Soil Association And NFU Clash Over Antibiotic Report

UK - The Soil Association and the NFU have clashed over the findings of a Government report into anti-microbial resistance in humans and farmed animals.
calendar icon 20 July 2007
clock icon 2 minute read

The organic body accused the Government of ‘misleading’ the public about the ‘excessive use of antibiotics’ on farms in the report.

But the NFU hit back accusing the Soil Association of ‘scaremongering’ and using selective and outdated data to back its own agenda.

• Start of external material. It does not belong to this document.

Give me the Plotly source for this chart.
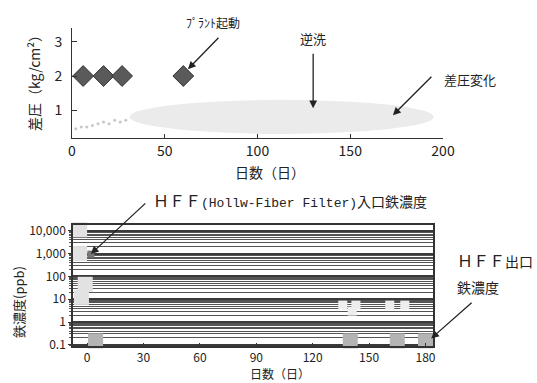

The document has brought together data from Defra, the Department of Health, the Food Standards Agency and other Government agencies to provide the first ‘overarching report’ on bacterial resistance to chemicals and antibiotics in farm animals, humans and food.

It is a response to ‘growing concerns’ that the problem is making it harder to treat disease in humans and animals and that resistant bacteria in animals may transfer to humans via food, creating ‘superbugs’ like MRSA.

One of the most alarming findings was that resistance in humans to vancomycin, the drug used to treat MRSA, in a strain of the bug, Enterococci, was estimated at 13-45 per cent.

But when the same bacteria was tested in pigs, only two out of 223 samples taken were resistant. This, the report said, probably reflected the fact that vancomycin was no longer permitted for use in pigs in the EU for a number of years, along with other antibiotics.